Majority opinion
a. No, neither statute violate the First Am. Brennan, writing
for the majority, confirmed what Chaplinsky had suggested—that
“obscenity is not within the area of constitutionally protected
speech or press.” But the Court also held that First Amendment
concerns limit the acceptable definition of “obscenity” (and the
federal statute met this limit).
b. The Court formulated its own definition of “obscenity”:
Whether to the average person, applying contemporary community
standards, the dominant theme of the material taken as a whole
appeals to prurient interest. The Court purported to be repeating
the definition of obscenity laid down in certain prior lower-court
cases. However, the definition seems to have been intended as a
minimal constitutional standard; that is, the state could not,
consistent with the First Amendment, ban a given item as obscene
unless it satisfied Roth definition “obscenity.”
1. Note the major difference between the Roth test and Hicklen is
that Roth test takes into account “the dominant theme of the material
taken as a whole,” thus preventing an entire work (i.e., Leaves of
Grass) from being banned just because of a few “obscene” passages.

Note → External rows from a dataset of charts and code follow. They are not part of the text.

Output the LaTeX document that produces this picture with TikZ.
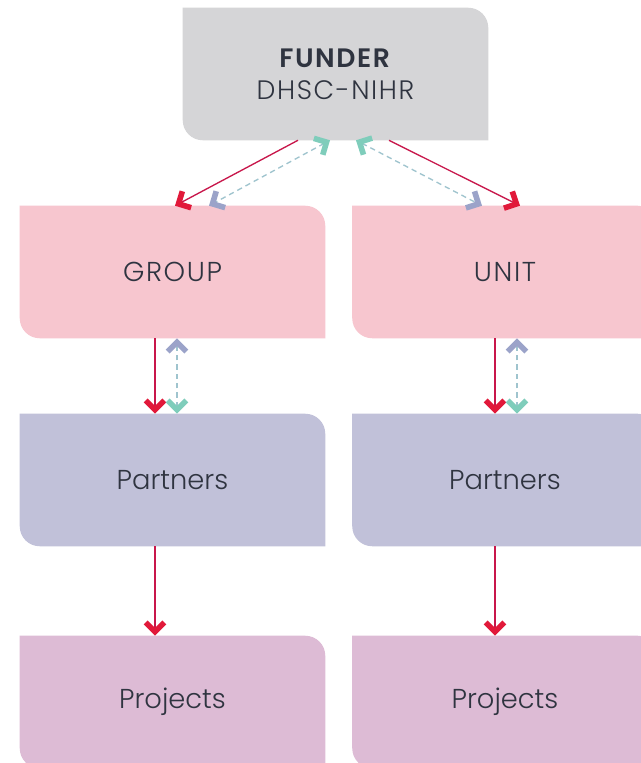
\documentclass[tikz,border=0pt]{standalone}
\usepackage{fontspec}
\setmainfont{Poppins}[UprightFont=* Light, BoldFont=* SemiBold]
\usetikzlibrary{arrows.meta}
\usetikzlibrary{calc}
\usetikzlibrary{backgrounds}
\definecolor{funderGrey}{HTML}{D5D5D7}
\definecolor{groupPink}{HTML}{F7C6CF}
\definecolor{partnerBlue}{HTML}{C1C1D9}
\definecolor{projectMauve}{HTML}{DDBBD5}
\definecolor{textDark}{HTML}{2F3440}
\definecolor{lineRed}{HTML}{C8174B}
\definecolor{tipRed}{HTML}{E1193A}
\definecolor{tipTeal}{HTML}{7FCDBB}
\definecolor{tipPurple}{HTML}{9BA3C9}
\definecolor{lineDash}{HTML}{9FC4CE}
\tikzset{>=latex}
\tikzstyle{box} = [%
					minimum width = 228.75pt,
					minimum height = 99pt,
					inner sep = 0pt,
					align = center,
					text = textDark,
					font = \fontsize{20.5}{24}\selectfont]
\tikzstyle{caps} = [%
					font = \fontsize{20.5}{24}\selectfont\addfontfeature{LetterSpace=6}]
\tikzstyle{flow} = [%
					line width = 1pt,
					color = lineRed,
					-{Straight Barb[sharp, length=7pt, width=14pt, line width=4.2pt, color=tipRed]}]
\tikzstyle{link} = [%
					line width = 1pt,
					color = lineDash,
					dash pattern = on 4pt off 3pt,
					{Straight Barb[sharp, length=7pt, width=14pt, line width=4.2pt, color=tipTeal]}-{Straight Barb[sharp, length=7pt, width=14pt, line width=4.2pt, color=tipPurple]}]
% box with two rounded corners (top right, bottom left)
\newcommand{\boxfill}[2]{%
	\fill[#2] (#1.north west) -- ([xshift=-15pt]#1.north east) arc[start angle=90, end angle=0, radius=15pt] -- (#1.south east) -- ([xshift=15pt]#1.south west) arc[start angle=270, end angle=180, radius=15pt] -- cycle;}

\begin{document}
\begin{tikzpicture}[x=0.75pt, y=-0.75pt]
	
	\useasboundingbox (0,0) rectangle (640,763);
	
	% Nodes
	%% Funder
	\node[box, font=\fontsize{20}{24}\selectfont\addfontfeature{LetterSpace=6}] (funder) at (335.5,74) {\textbf{FUNDER}\\DHSC-NIHR};
	%% Group side
	\node[box, caps] (group) at (172.5,272) {GROUP};
	\node[box] (partnersG) at (172.5,480) {Partners};
	\node[box] (projectsG) at (172.5,702) {Projects};
	%% Unit side
	\node[box, caps] (unit) at (505,272) {UNIT};
	\node[box] (partnersU) at (505,480) {Partners};
	\node[box] (projectsU) at (505,702) {Projects};
	
	\begin{scope}[on background layer]
		\fill[white] (0,0) rectangle (640,763);
		% Boxes
		\boxfill{funder}{funderGrey}
		\boxfill{group}{groupPink}
		\boxfill{unit}{groupPink}
		\boxfill{partnersG}{partnerBlue}
		\boxfill{partnersU}{partnerBlue}
		\boxfill{projectsG}{projectMauve}
		\boxfill{projectsU}{projectMauve}
	\end{scope}
	
	% Funder arrows
	\draw[flow] ($(funder.south)+(-37.5,0)$) -- ($(group.north)+(2.5,0)$);
	\draw[link] ($(funder.south)+(-5.5,0)$) -- ($(group.north)+(36.5,0)$);
	\draw[link] ($(funder.south)+(20.5,0)$) -- ($(unit.north)+(-23,0)$);
	\draw[flow] ($(funder.south)+(53.5,0)$) -- ($(unit.north)+(15,0)$);
	
	% Down arrows
	\draw[flow] ($(group.south)+(-17.5,0)$) -- ($(partnersG.north)+(-17.5,0)$);
	\draw[link] ($(partnersG.north)+(4.5,0)$) -- ($(group.south)+(4.5,0)$);
	\draw[flow] ($(unit.south)+(-10,0)$) -- ($(partnersU.north)+(-10,0)$);
	\draw[link] ($(partnersU.north)+(12,0)$) -- ($(unit.south)+(12,0)$);
	\draw[flow] ($(partnersG.south)+(-17.5,0)$) -- ($(projectsG.north)+(-17.5,0)$);
	\draw[flow] ($(partnersU.south)+(-10,0)$) -- ($(projectsU.north)+(-10,0)$);
\end{tikzpicture}
\end{document}
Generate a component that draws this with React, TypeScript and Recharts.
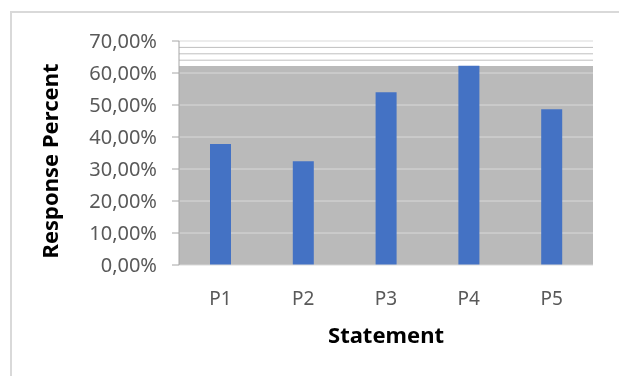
import React from "react";
import { BarChart, Bar, XAxis, YAxis, CartesianGrid } from "recharts";

// Share of respondents agreeing with each statement (percent)
const statements = ["P1", "P2", "P3", "P4", "P5"];
const responsePercent = [37.8, 32.4, 54.0, 62.3, 48.7];
const yTicks = [0, 10, 20, 30, 40, 50, 60, 70];
const upperGuides = [64, 66, 68];

const data = statements.map((s, i) => ({ statement: s, value: responsePercent[i] }));
const peak = Math.max(...responsePercent);

const FONT = "'Noto Sans', sans-serif";
const PLOT_GRAY = "#bababa";

const formatPercent = (v: number) => v.toFixed(2).replace(".", ",") + "%";

// Gray plot fill runs from 0 up to the tallest bar; stripe boundaries come from the y scale
const fillValues = [70, peak, 60, 50, 40, 30, 20, 10, 0];
const fillColors = fillValues.slice(0, -1).map((_, i) => (i === 0 ? "none" : PLOT_GRAY));

const YLabel = (props: any) => {
  const vb = props.viewBox || {};
  const cx = (vb.x || 0) + 50;
  const cy = (vb.y || 0) + (vb.height || 0) / 2 + 8;
  return (
    <text
      x={cx}
      y={cy}
      transform={`rotate(-90, ${cx}, ${cy})`}
      textAnchor="middle"
      fontFamily={FONT}
      fontWeight="bold"
      fontSize={22}
      fill="#000"
    >
      Response Percent
    </text>
  );
};

export default function App() {
  return (
    <div style={{ position: "relative", width: 603, height: 358 }}>
      {/* chart frame: top and left edges only */}
      <div
        style={{
          position: "fixed",
          left: 10,
          top: 11,
          width: 609,
          height: 365,
          boxSizing: "border-box",
          borderTop: "2px solid #d9d9d9",
          borderLeft: "2px solid #d9d9d9",
          pointerEvents: "none",
        }}
      />
      <div style={{ position: "absolute", left: 0, top: 0 }}>
        <BarChart
          width={603}
          height={358}
          data={data}
          margin={{ top: 33, right: 18, bottom: 11, left: 0 }}
          barSize={21}
        >
          <CartesianGrid
            vertical={false}
            horizontalValues={fillValues}
            horizontalFill={fillColors}
            fillOpacity={1}
            stroke="transparent"
          />
          <CartesianGrid
            vertical={false}
            horizontalValues={[10, 20, 30, 40, 50, 60, 70]}
            stroke="#d9d9d9"
          />
          <CartesianGrid vertical={false} horizontalValues={upperGuides} stroke="#bfbfbf" />
          <XAxis
            dataKey="statement"
            height={90}
            tickLine={false}
            tickSize={0}
            tickMargin={27}
            axisLine={{ stroke: "#d9d9d9" }}
            tick={{ fill: "#595959", fontSize: 19, fontFamily: FONT }}
            label={{
              value: "Statement",
              position: "insideBottom",
              offset: 12,
              fill: "#000",
              fontSize: 22,
              fontWeight: "bold",
              fontFamily: FONT,
            }}
          />
          <YAxis
            width={171}
            domain={[0, 70]}
            ticks={yTicks}
            interval={0}
            tickFormatter={formatPercent}
            tickSize={7}
            tickMargin={15}
            axisLine={{ stroke: "#a6a6a6" }}
            tickLine={{ stroke: "#a6a6a6" }}
            tick={{ fill: "#595959", fontSize: 20, fontFamily: FONT }}
            label={<YLabel />}
          />
          <Bar dataKey="value" fill="#4472c4" isAnimationActive={false} />
        </BarChart>
      </div>
    </div>
  );
}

Another major difference is that the “average person” is the standard
in Roth, while “the most susceptible person” was the standard in
Hicklin.
2. If a work had some serious social value (e.g., of a literary
nature),
but its dominant theme was nonetheless one which “excites lustful
thoughts” and is therefore “prurient,” it is simply not clear whether
the material could be obscene under Roth (Harlan seems to think it
would fail).
c. What does “prurient” mean? The Court defined “prurient” as
“material having a tendency to excite lustful thoughts.” Brennan
said this was no different than the ALI def.
1. But Dave says Brennan is wrong! On p. 770, the ALI report
clearly does not take into account tendency. Note how the Court’s
definition of “prurient” has the Holmesian “bad tendency” element.